+A token is the minimal lexical element of the language in translation steps six and seven.
+The categories of tokens are: keywords, identifiers, constants, string literals, and
+punctuators. A preprocessing token is the minimal lexical element of the language in
+translation steps three through five. The categories of preprocessing tokens are: header
+names, identifiers, preprocessing numbers, string literals, punctuators and other single
+non-white-space characters that do not lexically match the other preprocessing token
+categories. If a \' or a \" character matches the last category, the behavior is undefined.
+Preprocessing tokens can be separated by white space; this consists of comments (described
+later), or white-space characters (space, horizontal tab, new-line, vertical tab, and form
+-feed), or both. In certain circumstances during translation step four, white space (or
+the absence thereof) serves as more than preprocessing token separation.
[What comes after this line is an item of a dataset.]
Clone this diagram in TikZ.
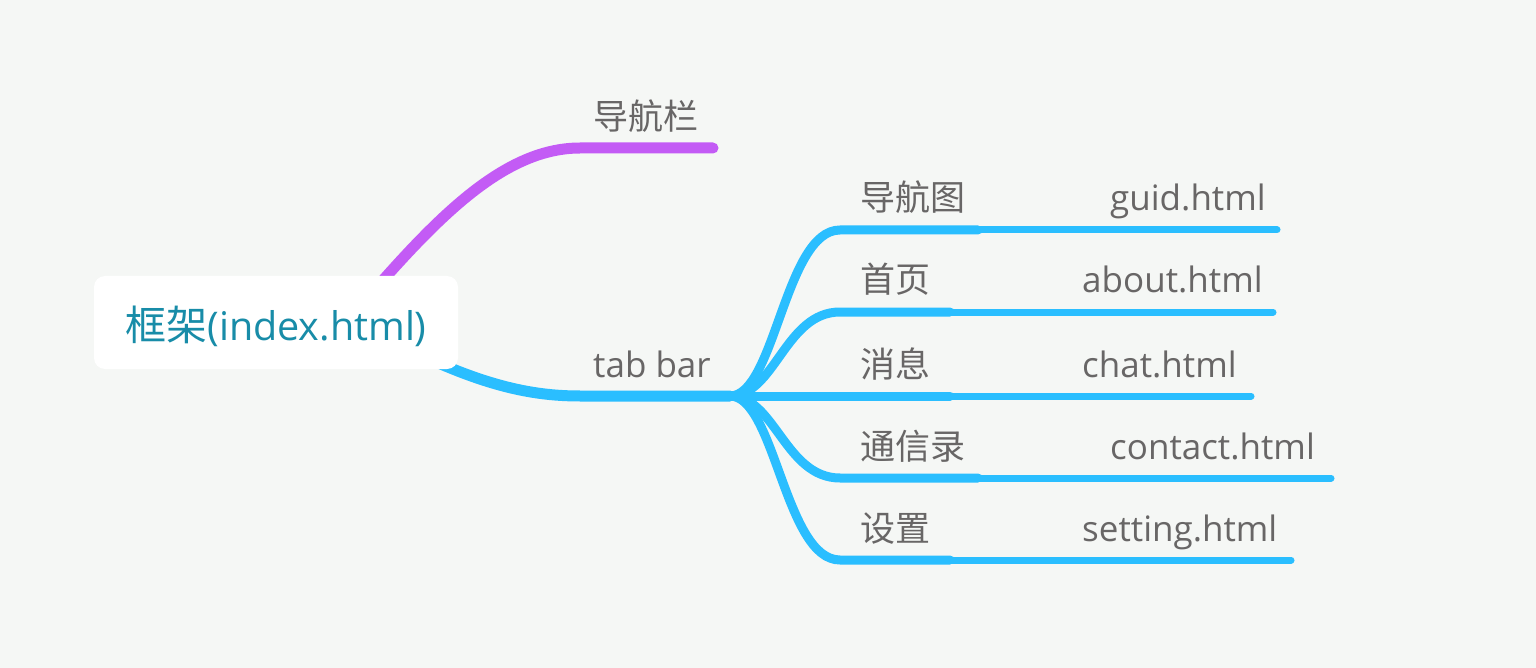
\documentclass[tikz,border=0pt]{standalone}
\usepackage{fontspec}
\setmainfont{Open Sans}
\newfontfamily\cjk{Noto Sans CJK SC}
\definecolor{bgc}{RGB}{245,247,245}
\definecolor{roottxt}{RGB}{24,140,168}
\definecolor{txtgray}{RGB}{104,102,102}
\definecolor{navpurple}{RGB}{195,91,245}
\definecolor{tabblue}{RGB}{42,190,255}
\pgfdeclarelayer{bglayer}
\pgfdeclarelayer{lines}
\pgfsetlayers{bglayer,lines,main}
\tikzset{
  rootbox/.style={fill=white, rounded corners=11pt, minimum width=364pt, minimum height=93pt,
    inner sep=0pt, text=roottxt, text height=40pt, text depth=5pt, font=\fontsize{39.5}{44}\selectfont},
  lbl/.style={anchor=base west, inner sep=0pt, text=txtgray, font=\fontsize{35}{40}\selectfont},
  cnlbl/.style={lbl, font=\fontsize{35}{40}\selectfont\cjk},
  purpleline/.style={draw=navpurple, line width=11pt, line cap=round},
  blueline/.style={draw=tabblue, line width=11pt, line cap=round},
  childline/.style={draw=tabblue, line width=9pt, line cap=round},
  leafline/.style={draw=tabblue, line width=7pt, line cap=round}
}
\begin{document}
\begin{tikzpicture}[x=1pt,y=-1pt]
\begin{pgfonlayer}{bglayer}
\fill[bgc] (0,0) rectangle (1536,668);
\end{pgfonlayer}
\useasboundingbox (0,0) rectangle (1536,668);

% nodes
\node[rootbox] (root) at (276,322.5) {{\cjk\fontsize{41}{44}\selectfont 框架}(index.html)};
\node[cnlbl] (nav) at (593,130) {导航栏};
\node[lbl] (tab) at (593,377) {tab bar};

\node[cnlbl] (c1) at (860,211) {导航图};
\node[cnlbl] (c2) at (860,293) {首页};
\node[cnlbl] (c3) at (860,377) {消息};
\node[cnlbl] (c4) at (860,459) {通信录};
\node[cnlbl] (c5) at (860,541) {设置};

\node[lbl] (g1) at (1110,211) {guid.html};
\node[lbl] (g2) at (1082,293) {about.html};
\node[lbl] (g3) at (1082,377) {chat.html};
\node[lbl] (g4) at (1110,459) {contact.html};
\node[lbl] (g5) at (1082,541) {setting.html};

% connector coordinates
\coordinate (navS) at (350,318);
\coordinate (navL) at (580,148);
\coordinate (navR) at (713,148);
\coordinate (tabS) at (400,345);
\coordinate (tabL) at (580,396);
\coordinate (fork) at (730,396);

\coordinate (cL1) at (840,230); \coordinate (cR1) at (978,230); \coordinate (gR1) at (1277,230);
\coordinate (cL2) at (840,312); \coordinate (cR2) at (950,312); \coordinate (gR2) at (1273,312);
\coordinate (cL3) at (840,396); \coordinate (cR3) at (950,396); \coordinate (gR3) at (1251,396);
\coordinate (cL4) at (840,478); \coordinate (cR4) at (978,478); \coordinate (gR4) at (1331,478);
\coordinate (cL5) at (840,560); \coordinate (cR5) at (950,560); \coordinate (gR5) at (1291,560);

\begin{pgfonlayer}{lines}
\draw[purpleline] (navS) .. controls +(80,-93) and +(-80,0) .. (navL) -- (navR);
\draw[blueline] (tabS) .. controls +(80,40) and +(-50,0) .. (tabL) -- (fork);
\foreach \i in {1,...,5}{
  \draw[leafline] (cR\i) -- (gR\i);
}
\foreach \i in {1,...,5}{
  \draw[childline] (fork) .. controls +(45,0) and +(-55,0) .. (cL\i) -- (cR\i);
}
\end{pgfonlayer}
\end{tikzpicture}
\end{document}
Whit space may
+appear within a preprocessing token only as part of a header name or between the quotation
+characters in a string literal.
+\linebreak
+
+If the input stream has been parsed into preprocessing tokens up to a given character, the
+next preprocessing token is the longest sequence of characters that could constitute a
+preprocessing token. There is one exception to this rule: header name preprocessing tokens
+are recognized only within \#include preprocessing directives and in implementation-defined
+locations within \#pragma directives. In such contexts, a sequence of characters that
+could be either a header name or string literal is recognized as the former.